Но вот как-то летом он отправился с друзьями на дикий крымский курорт Лисья бухта. После неосторожного употребления кислоты он на полтора года забыл свое имя. Кое-как друзья усадили Сеню в плацкартный вагон и отправили в Москву. Дома оказалось, что денег на лечение нет. Главврач районного наркодиспансера посветила фонариком в Сенины зрачки, чиркнула что-то в медкнижку и, стеснив надбровный татуаж, мрачно сообщила родителям: «Так ему и надо, засранцу». Сеня, уводимый под локти прочь из клиники, повторял: «И надо… и надо…» Друзья и родственники скоро оставили попытки убедить Сеню, что он — Сеня, а если кто-то и обращался к нему Арсений, а еще хуже Арсений Викторович, то это еще больше путало несчастного и вызывало на его глазах слезы. Подруга Люба пришла как-то раз к Сене домой с букетом ромашек, села на постель и, поглаживая руку больного, сказала, что она его никогда не забудет. Забывшему самого себя Сене это было совершенно безразлично. Тем более странной и трагичной казалась травма Сени, что, покинув пределы собственного «я», он в то же время не становился кем-то взамен. Он не ассоциировал себя ни с великой исторической личностью, ни с предметом, ни со стихией. Так и прожил долгих семнадцать месяцев в квартире родителей, не помня родства: бритый, грустный, обложенный детскими игрушками, коротая дни за приставкой
Но однажды, в новогоднюю ночь, слушая речь президента, на словах «чтобы были здоровы» Сеня вдруг отвел ото рта ложку оливье, обвел присутствующих удивленным взглядом и, привстав, произнес как бы неуверенно: «Сеня… Я — Сеня!» Указывая на себя ложкой, разбрасывая по сторонам горошины и картофелины, с дрожащей от плача челюстью он продолжал: «Я же Сеня! Я! Мамочка, папочка! Я же ваш Сеня!» Мама прижала обе ладони к щекам и замотала головой. Папа вылил всю бутылку мимо рюмки. И даже дядя Миша, который каждый год приезжал на Новый год в Москву из Брянска, проревел что-то в алкоголическом угаре из соседней комнаты. Общую радость подтверждал национальный гимн с видами Кремля из телевизора.

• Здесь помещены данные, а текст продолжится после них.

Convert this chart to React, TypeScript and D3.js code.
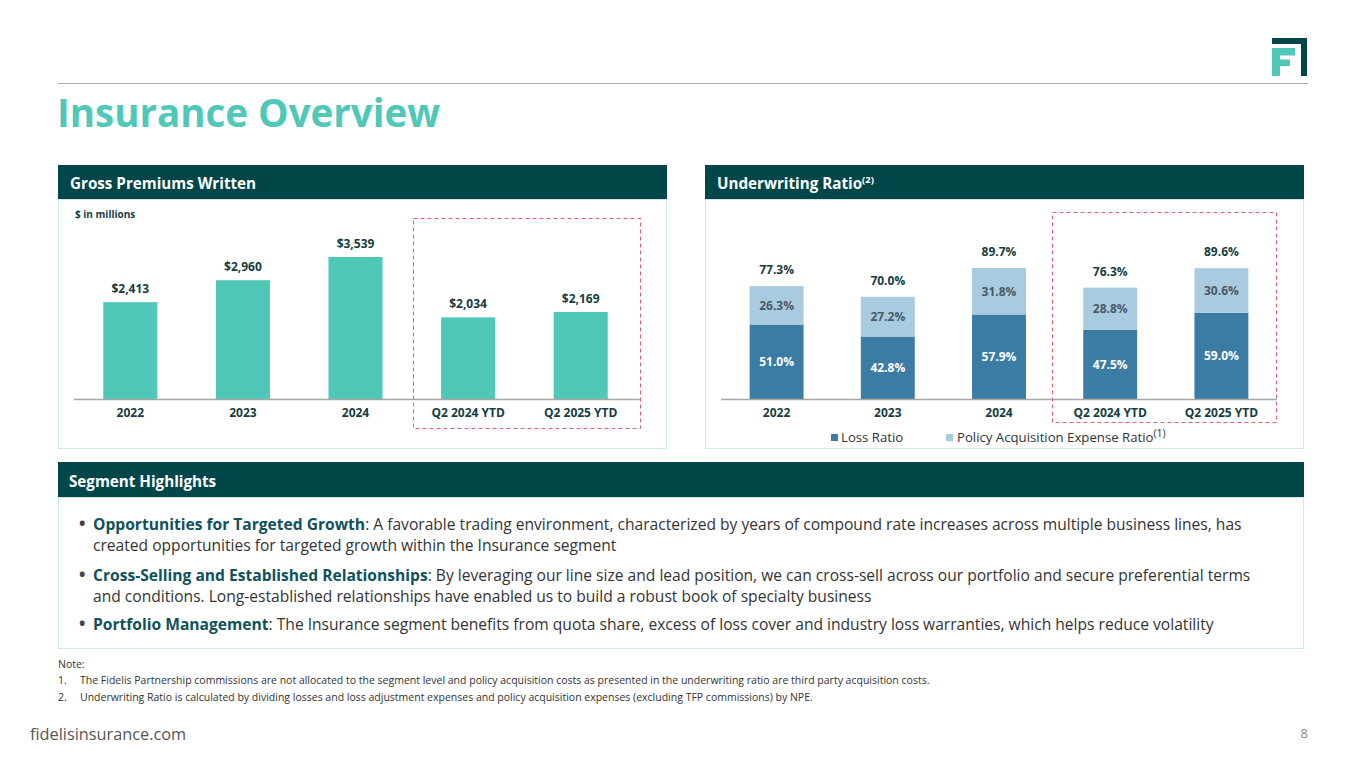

И все вернулось. Марихуана и даб-концерты, семинары с ламой Оле Нидалом, файеры на Болотной. Вернулась и подруга Люба, за время разлуки нажившая ребенка от хозяина секонд-хенда. Сеня оставил магазинчик и, недолго проработав кассиром в индийском ресторане «Джаганнат», что на Кузнецком Мосту, обнаружил себя менеджером в приюте для котов.
Первым делом нас вымыли, накормили и отправили на карантин в дальнюю комнату. Там мы должны были ожидать визита ветеринара. Утром к нам приехал мой старый друг Игорь Валентинович. Он расспросил меня о моих делах и самочувствии. Потом осмотрел нас, провел ватной палочкой тут и там. Ощупал животы и бока. Потрогал клыки. Он нашел у нас легкую форму кальцивироза, в остальном мы были совершенно здоровы. И это было приятным сюрпризом, потому что нас очень давно не прививали, и я не сомневался, что за эти месяцы мы успели собрать целый букет болезней. Еще десять дней мы провели в карантинной комнате. Из развлечений нам были предоставлены мячик и две мыши, в одной из которых я с трепетом в сердце узнал брата-близнеца моего икеевского наперсника Стиллавинью.
Единственное окно комнаты выходило на бульвар. В течение дня погода менялась несколько раз. Утром шел дождь. Днем небо прояснялось. К вечеру начинался снегопад. Это ежедневное трехчастное представление забавляло нас. Кроме того, из окна открывался вид на амфитеатр. Собственно, амфитеатр был устроен у части Китайгородской стены, обнаруженной в ходе раскопок лет десять назад; все это время не могли решить, что с ней сделать: закопать обратно или снести. Но потом пришел новый мэр и привел с собой свою компанию. Говорят, что один из проектировщиков был греком и приходился потомком в шестьдесят седьмом поколении античному драматургу Эсхилу. Движимый родственным чувством, проектировщик предложил смелое решение проблемы, и вскоре посреди бульвара вырос настоящий амфитеатр.
В нашей комнате было тепло и уютно. Еду и воду нам подавали через маленькую дверцу. Вечером заходила уборщица и меняла лоток. Отгороженные от внешнего мира, мы наслаждались собственным обществом. Если бы могли, думаю, мы бы замедлили течение нашей болезни, чтобы как можно дольше оставаться наедине друг с другом. Но мази, таблетки и суспензии знали свое дело. К исходу одиннадцатого дня мы были здоровы.